= Martin Lewis (artist) =

Australian-born American etcher

Martin Lewis (14 June 1881 - 22 February 1962) was an Australian-born American etcher.

==Early life==
Lewis was born in Castlemaine, Victoria, Australia on 14 June 1881. He was the second of eight children and had a passion for drawing.

==Career==
At the age of 15, he left home and traveled in New South Wales, Australia, working as a post hole digger and a merchant seaman. He returned to Sydney and settled into a Bohemian community outside Sydney. Two of his drawings were published in the radical Sydney newspaper, The Bulletin. He studied with Julian Ashton at the Art Society's School in Sydney. Ashton, a famous painter, was also one of the first Australian artists to take up printmaking.

==United States==
In 1900, Lewis left Australia for the United States. His first job was in San Francisco, painting stage decorations for William McKinley's presidential campaign of 1900. By 1909, Lewis was living in New York, where he found work in commercial illustration. His earliest known etching is dated 1915. However, the level of skill in this piece suggests he had been working in the medium for some time previously. It was during this period that he helped Edward Hopper learn the basics of etching.
==Japan==
In 1920, after the breakup of a romance, Lewis traveled to Japan, where for two years he drew and painted and studied Japanese art. The influence of Japanese prints is very evident in Lewis's prints after that period.

==New York==
In 1924, he returned to etching and produced most of his well-known works between 1925 and 1935 Lewis's exhibitions in 1927–1928 were successful enough for him to give up commercial work and concentrate entirely on printmaking.

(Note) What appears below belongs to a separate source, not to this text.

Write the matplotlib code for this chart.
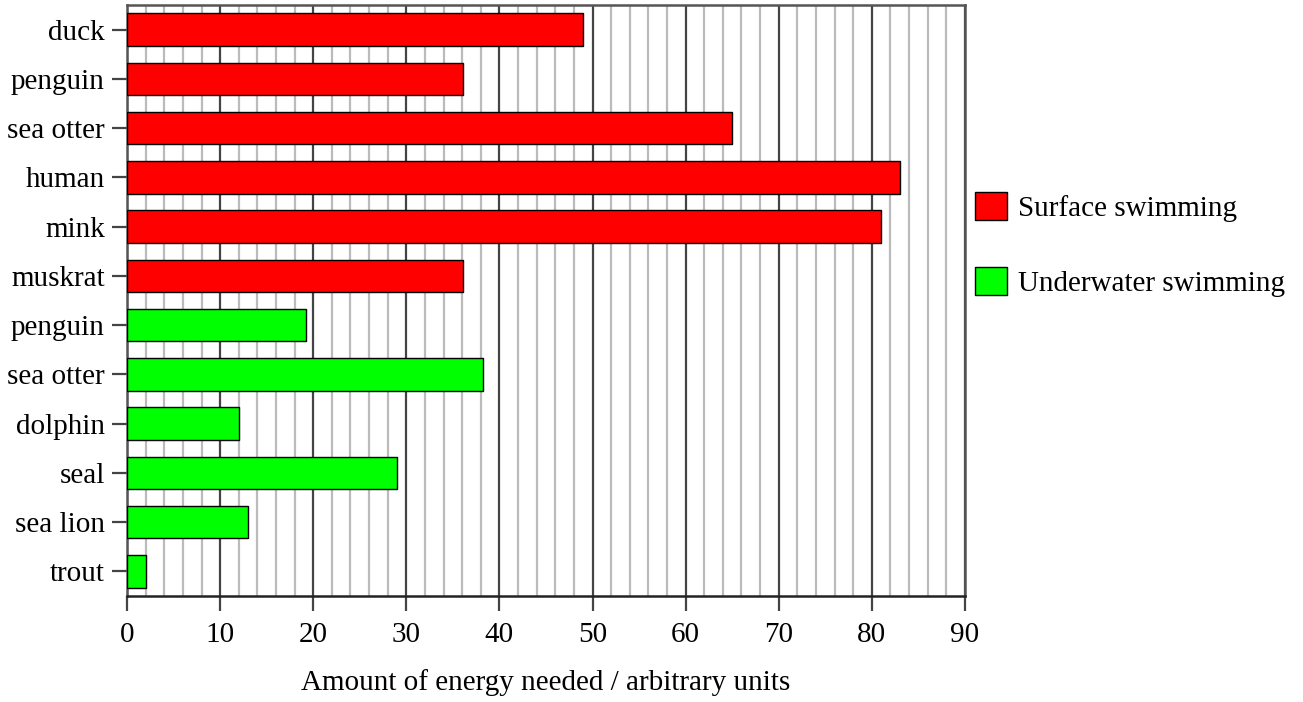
import matplotlib.pyplot as plt
from matplotlib.patches import Patch
from matplotlib.ticker import MultipleLocator

plt.rcParams['font.family'] = ['Liberation Serif', 'DejaVu Serif']

# data, top to bottom
animals = ['duck', 'penguin', 'sea otter', 'human', 'mink', 'muskrat',
           'penguin', 'sea otter', 'dolphin', 'seal', 'sea lion', 'trout']
energy = [49, 36.1, 65, 83, 81, 36.1,
          19.2, 38.2, 12, 29, 13, 2]
mode = ['surface'] * 6 + ['underwater'] * 6
mode_colors = {'surface': '#ff0000', 'underwater': '#00ff00'}
mode_labels = {'surface': 'Surface swimming', 'underwater': 'Underwater swimming'}

fig = plt.figure(figsize=(13.03, 7.02), dpi=100)
ax = fig.add_axes([0.0975, 0.151, 0.643, 0.842])

ypos = list(range(len(animals)))
ax.barh(ypos, energy, height=0.66, color=[mode_colors[m] for m in mode],
        edgecolor='black', linewidth=1, zorder=3)

ax.set_xlim(0, 90)
ax.set_ylim(len(animals) - 0.5, -0.5)
ax.set_yticks(ypos)
ax.set_yticklabels(animals)
ax.xaxis.set_major_locator(MultipleLocator(10))
ax.xaxis.set_minor_locator(MultipleLocator(2))
ax.grid(which='minor', axis='x', color='#bbbbbb', linewidth=1.6, zorder=1)
ax.grid(which='major', axis='x', color='#444444', linewidth=1.6, zorder=2)
ax.tick_params(axis='both', which='major', labelsize=21, width=1.6,
               color='#444444')
ax.tick_params(axis='x', which='major', length=11, pad=8)
ax.tick_params(axis='x', which='minor', length=0)
ax.tick_params(axis='y', length=11, pad=5)
for s in ax.spines.values():
    s.set_color('#555555')
    s.set_linewidth(1.8)
ax.spines['bottom'].set_color('#222222')

ax.set_xlabel('Amount of energy needed / arbitrary units', fontsize=21, labelpad=15)

handles = [Patch(facecolor=mode_colors[k], edgecolor='black', linewidth=1, label=mode_labels[k])
           for k in ['surface', 'underwater']]
ax.legend(handles=handles, loc='center left', bbox_to_anchor=(1.0, 0.594),
          frameon=False, fontsize=21, handlelength=1.1, handleheight=1.1,
          handletextpad=0.38, labelspacing=1.55, borderaxespad=0, borderpad=0.35)

fig.savefig('out.png', dpi=100)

Lewis is most famous for his black and white prints, mostly of night scenes of non-tourist, real life street scenes of New York City. During the Depression, however, he was forced to leave the city for four years between 1932 and 1936 and move to Newtown, Connecticut. His work from this period includes a number of rural, night-time and winter scenes in this area and nearby Sandy Hook. When Lewis was able to return to the New York City in 1936, there was no longer a market interested in his work. He and lithographer George Miller organized a printmaking school in New York. He taught printmaking at the Art Students League of New York from 1944 until his retirement in 1952. Lewis died largely forgotten in 1962.

==Legacy==
Lewis's print, Shadow Dance, sold for $50,400 at the Scenes of the City: Prints, Drawings & Paintings of New York 1900–2000 auction in New York in October 2010, setting a record price for the artist at auction.

The Bruce Museum in Greenwich, Connecticut, staged an exhibition of Martin Lewis prints in October 2011 drawn from the collection of Dr. Dorrance Kelly. The Bruce Museum said of Lewis:

Recognized as one of the premier American printmakers of the first half of the 20th century, Martin Lewis left an indelible mark on the landscape of the art world. Lewis was an acknowledged master of the intaglio techniques of printmaking, experimenting with multiple processes including etching, aquatint, engraving and drypoint. A highly skilled printer, Lewis created magnificent impressions that captured the energy, bustle and occasional solitude of all aspects of city life in New York. With his remove to Connecticut in 1932, Lewis instigated another topic through his printmaking: country life. This firmly entrenched Lewis as a prominent America scene artist, who captured the intersection between the urban and rural environments and shed light on the slowly emerging suburban culture.

Institutions holding Lewis' work include the Brooklyn Museum, the Smithsonian American Art Museum, The Philadelphia Museum of Art and others.